Una burocrazia spietata - «Per ottenere questi permessi speciali bisogna avere il via libera sia del Cantone sia della Segreteria di Stato della Migrazione. E riceverlo non è facile», spiega l'assistente sociale. «Occorre presentare svariati documenti che spesso per i nostri utenti, anche con il nostro aiuto, sono difficili da reperire». Le autorità chiedono, ad esempio, un documento nazionale, «ma molti migranti finiscono per perderlo durante il viaggio». Alcuni, addirittura, «non l’hanno mai avuto» perché non sono stati registrati regolarmente nel loro Paese di origine. E i casi particolari non mancano: «L’ambasciata afghana in Svizzera non rilascia più nuovi passaporti da un anno: dopo il ritorno al potere dei talebani non hanno infatti più ricevuto i libretti sui quali devono essere stampati». Per quanto concerne i casi relativi a una malattia va poi presentato un certificato medico, ma «non di rado le patologie descritte vengono giudicate come non sufficientemente gravi per giustificare il viaggio».

In Ticino non è inoltre possibile ottenere un permesso B, che dà maggiore stabilità e la possibilità di uscire dal Paese, con un semplice contratto di apprendistato. Al contrario, ad esempio, di quanto accade nel canton Zurigo. «Per il B in Ticino è richiesto un contratto a tempo indeterminato», spiega Benzoni. «Inoltre bisogna dimostrare di essere economicamente indipendenti, il che è impossibile con uno stipendio da apprendista».

Hiam, 49 anni, viene invece dalla Siria e ha quattro figli. Si trova in Svizzera dal 2016 e risiede a Lugano. Attualmente fatica a trovare lavoro ed è in assistenza. Come Ali, detiene il permesso F per persone ammesse provvisoriamente.

«Sentivamo le bombe» - «Vivevo a Damasco con la mia famiglia e stavamo bene. Poi è scoppiata la guerra e abbiamo sentito il rumore delle esplosioni farsi ogni giorno sempre più vicino. Per questo abbiamo deciso di scappare in Libano». L’idea, sottolinea, «era di tornare a casa dopo qualche mese, ma la guerra non si fermava». Così, dopo quattro anni, la famiglia di Hiam si sposta in Turchia, attraversa il mare fino alla Grecia e, dopo un lungo viaggio, arriva in Svizzera.

«Nessuna discriminazione» - «Sono onorata di vivere in un Paese che mi ha dato sicurezza e protezione», afferma Hiam. «In Ticino la gente è molto gentile e aperta e non mi sono mai sentita discriminata. Qui ho trovato una mia comunità: partecipo alle attività della moschea, dove insegno l'arabo».
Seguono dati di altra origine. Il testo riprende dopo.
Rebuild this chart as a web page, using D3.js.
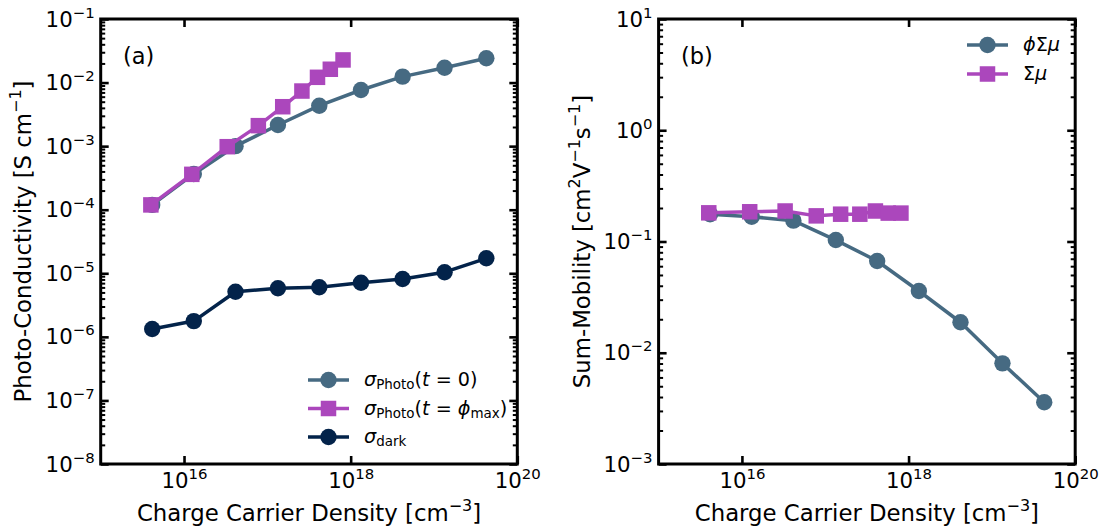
<!DOCTYPE html>
<html>
<head>
<meta charset="utf-8">
<script src="https://cdn.jsdelivr.net/npm/d3@7"></script>
<style>
  body { margin: 0; background: #fff; }
  svg { display: block; }
  text { font-family: "DejaVu Sans", sans-serif; fill: #000; white-space: pre; }
</style>
</head>
<body>
<svg id="chart" width="1102" height="529"></svg>
<script>
// Charge carrier densities (cm^-3)
const densityT0   = [4.15e15, 1.31e16, 4.15e16, 1.34e17, 4.2e17, 1.33e18, 4.2e18, 1.34e19, 4.25e19];
const densityPeak = [4.0e15, 1.24e16, 3.3e16, 7.8e16, 1.53e17, 2.6e17, 4.0e17, 5.7e17, 8.1e17];

// Photo-conductivity (S cm^-1)
const sigmaT0   = [1.19e-4, 3.65e-4, 1.0e-3, 2.15e-3, 4.33e-3, 7.64e-3, 1.24e-2, 1.71e-2, 2.41e-2];
const sigmaPeak = [1.19e-4, 3.6e-4, 9.8e-4, 2.1e-3, 4.17e-3, 7.36e-3, 1.21e-2, 1.62e-2, 2.27e-2];
const sigmaDark = [1.33e-6, 1.77e-6, 5.13e-6, 5.81e-6, 6.02e-6, 7.11e-6, 8.13e-6, 1.04e-5, 1.72e-5];

// Sum mobility (cm^2 V^-1 s^-1)
const phiSumMu = [0.1755, 0.167, 0.154, 0.103, 0.0668, 0.0359, 0.0188, 0.00803, 0.00359];
const sumMu    = [0.181, 0.185, 0.188, 0.170, 0.176, 0.176, 0.188, 0.180, 0.180];

// Axis ranges and labelled decades (exponents of ten)
const xDomain = [1e15, 1e20];
const xTickExps = [16, 18, 20];
const yDomainA = [1e-8, 1e-1];
const yTickExpsA = [-8, -7, -6, -5, -4, -3, -2, -1];
const yDomainB = [1e-3, 1e1];
const yTickExpsB = [-3, -2, -1, 0, 1];

const COLOR_T0 = "#466a82", COLOR_PEAK = "#ab47bc", COLOR_DARK = "#03234a";
const TICK_FS = 21.3, TITLE_FS = 22.8, LEG_FS = 19.2, TAG_FS = 22.5;

const svg = d3.select("#chart");

// Appends mixed text runs (italic / superscript / subscript) to a <text>.
function richText(sel, parts, size) {
  let shift = 0;
  parts.forEach(p => {
    const ts = sel.append("tspan").text(p.t);
    let target = 0;
    if (p.k === "sup") { ts.attr("font-size", size * 0.7); target = -0.42 * size; }
    else if (p.k === "sub") { ts.attr("font-size", size * 0.7); target = 0.18 * size; }
    if (p.i) ts.attr("font-style", "italic");
    if (target !== shift) { ts.attr("dy", target - shift); shift = target; }
  });
}

function powParts(e) {
  return [{t: "10"}, {t: e < 0 ? "\u2212" + (-e) : String(e), k: "sup"}];
}

function minorValues(domain) {
  const lo = Math.round(Math.log10(domain[0])), hi = Math.round(Math.log10(domain[1]));
  const out = [];
  for (let e = lo; e < hi; e++) for (let k = 2; k <= 9; k++) out.push(k * Math.pow(10, e));
  return out;
}

function addAxis(g, gen, transform, values, size, width) {
  const a = g.append("g").attr("transform", transform)
    .call(gen.tickValues(values).tickSizeInner(-size).tickSizeOuter(0).tickFormat(() => ""));
  a.select(".domain").remove();
  a.selectAll(".tick line").attr("stroke", "#000").attr("stroke-width", width);
  return a;
}

function makePanel(box, yDomain, yExps, yTitleParts, yTitleX, tag) {
  const w = box.x1 - box.x0, h = box.y1 - box.y0;
  const g = svg.append("g").attr("transform", `translate(${box.x0},${box.y0})`);
  const x = d3.scaleLog().domain(xDomain).range([0, w]);
  const y = d3.scaleLog().domain(yDomain).range([h, 0]);

  const xMajor = xTickExps.map(e => Math.pow(10, e));
  const yMajor = yExps.map(e => Math.pow(10, e));
  const yMinor = minorValues(yDomain);

  // ticks on all four sides, pointing inward
  const bottom = addAxis(g, d3.axisBottom(x), `translate(0,${h})`, xMajor, 8, 2.6);
  addAxis(g, d3.axisTop(x), "translate(0,0)", xMajor, 8, 2.6);
  const left = addAxis(g, d3.axisLeft(y), "translate(0,0)", yMajor, 8, 2.6);
  addAxis(g, d3.axisLeft(y), "translate(0,0)", yMinor, 4.5, 2);
  addAxis(g, d3.axisRight(y), `translate(${w},0)`, yMajor, 8, 2.6);
  addAxis(g, d3.axisRight(y), `translate(${w},0)`, yMinor, 4.5, 2);

  bottom.selectAll(".tick text").each(function(d) {
    const t = d3.select(this).attr("y", 24).attr("dy", null)
      .attr("font-size", TICK_FS).attr("font-family", "DejaVu Sans")
      .attr("text-anchor", "middle").attr("fill", "#000");
    richText(t, powParts(Math.round(Math.log10(d))), TICK_FS);
  });
  left.selectAll(".tick text").each(function(d) {
    const t = d3.select(this).attr("x", -6).attr("y", 7).attr("dy", null)
      .attr("font-size", TICK_FS).attr("font-family", "DejaVu Sans")
      .attr("text-anchor", "end").attr("fill", "#000");
    richText(t, powParts(Math.round(Math.log10(d))), TICK_FS);
  });

  // frame
  g.append("rect").attr("width", w).attr("height", h)
    .attr("fill", "none").attr("stroke", "#000").attr("stroke-width", 3);

  // axis titles
  const xt = svg.append("text").attr("x", (box.x0 + box.x1) / 2).attr("y", 521)
    .attr("text-anchor", "middle").attr("font-size", TITLE_FS);
  richText(xt, [{t: "Charge Carrier Density [cm"}, {t: "\u22123", k: "sup"}, {t: "]"}], TITLE_FS);
  const yt = svg.append("text")
    .attr("transform", `translate(${yTitleX},${(box.y0 + box.y1) / 2}) rotate(-90)`)
    .attr("text-anchor", "middle").attr("font-size", TITLE_FS);
  richText(yt, yTitleParts, TITLE_FS);

  g.append("text").attr("x", 22.3).attr("y", 45).attr("font-size", TAG_FS).text(tag);

  return {g, x, y, w, h};
}

function drawSeries(p, xs, ys, color, shape) {
  const pts = xs.map((v, i) => [v, ys[i]]);
  const line = d3.line().x(d => p.x(d[0])).y(d => p.y(d[1]));
  p.g.append("path").datum(pts).attr("d", line)
    .attr("fill", "none").attr("stroke", color).attr("stroke-width", 3.5)
    .attr("stroke-linejoin", "round");
  drawMarkers(p.g, pts.map(d => [p.x(d[0]), p.y(d[1])]), color, shape);
}

function drawMarkers(g, xy, color, shape) {
  if (shape === "circle") {
    g.selectAll(null).data(xy).enter().append("circle")
      .attr("cx", d => d[0]).attr("cy", d => d[1]).attr("r", 8.2).attr("fill", color);
  } else {
    const s = 15.5;
    g.selectAll(null).data(xy).enter().append("rect")
      .attr("x", d => d[0] - s / 2).attr("y", d => d[1] - s / 2)
      .attr("width", s).attr("height", s).attr("fill", color);
  }
}

function drawLegend(g, x0, entries) {
  entries.forEach(e => {
    g.append("line").attr("x1", x0).attr("x2", x0 + 41).attr("y1", e.y).attr("y2", e.y)
      .attr("stroke", e.color).attr("stroke-width", 3.5);
    drawMarkers(g, [[x0 + 20.5, e.y]], e.color, e.shape);
    const t = g.append("text").attr("x", x0 + 56).attr("y", e.y + 6).attr("font-size", LEG_FS);
    richText(t, e.parts, LEG_FS);
  });
}

// (a) photo-conductivity
const pA = makePanel({x0: 100.7, x1: 517.3, y0: 19, y1: 464}, yDomainA, yTickExpsA,
  [{t: "Photo-Conductivity [S cm"}, {t: "\u22121", k: "sup"}, {t: "]"}], 31, "(a)");
drawSeries(pA, densityT0, sigmaT0, COLOR_T0, "circle");
drawSeries(pA, densityPeak, sigmaPeak, COLOR_PEAK, "square");
drawSeries(pA, densityT0, sigmaDark, COLOR_DARK, "circle");
drawLegend(pA.g, 207.3, [
  {y: 361, color: COLOR_T0, shape: "circle",
   parts: [{t: "\u03C3", i: 1}, {t: "Photo", k: "sub"}, {t: "("}, {t: "t", i: 1}, {t: " = 0)"}]},
  {y: 389.5, color: COLOR_PEAK, shape: "square",
   parts: [{t: "\u03C3", i: 1}, {t: "Photo", k: "sub"}, {t: "("}, {t: "t", i: 1}, {t: " = "},
           {t: "\u03D5", i: 1}, {t: "max", k: "sub"}, {t: ")"}]},
  {y: 418, color: COLOR_DARK, shape: "circle",
   parts: [{t: "\u03C3", i: 1}, {t: "dark", k: "sub"}]}
]);

// (b) sum mobility
const pB = makePanel({x0: 658.6, x1: 1075.2, y0: 19, y1: 464}, yDomainB, yTickExpsB,
  [{t: "Sum-Mobility [cm"}, {t: "2", k: "sup"}, {t: "V"}, {t: "\u22121", k: "sup"},
   {t: "s"}, {t: "\u22121", k: "sup"}, {t: "]"}], 590, "(b)");
drawSeries(pB, densityT0, phiSumMu, COLOR_T0, "circle");
drawSeries(pB, densityPeak, sumMu, COLOR_PEAK, "square");
drawLegend(pB.g, 308.4, [
  {y: 26, color: COLOR_T0, shape: "circle",
   parts: [{t: "\u03D5", i: 1}, {t: "\u03A3"}, {t: "\u03BC", i: 1}]},
  {y: 55, color: COLOR_PEAK, shape: "square",
   parts: [{t: "\u03A3"}, {t: "\u03BC", i: 1}]}
]);
</script>
</body>
</html>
Anche Hiam, però, soffre il fatto di non poter uscire dalla Svizzera. «Uno dei miei figli vive in Germania e non possiamo andare da lui».

Al fianco dei migranti
Gli operatori sociali di SOS Ticino supportano gli utenti richiedenti l’asilo e rifugiati nella seconda fase del processo di integrazione, che avviene al di fuori dei centri d’accoglienza collettivi, e si attivano nel seguito sociale delle persone accompagnandole nella gestione delle loro richieste e dei loro problemi quotidiani in ambito sanitario, sociale, scolastico e giuridico in collaborazione con le istituzioni e i servizi preposti. In base alla situazione della persona gli operatori propongono dei percorsi
di integrazione individuali, attivando misure di integrazione in ambito sociale, formativo o lavorativo. I servizi di accompagnamento lavorano su mandato della Divisione della sanità e della socialità (DSS) del Canton Ticino.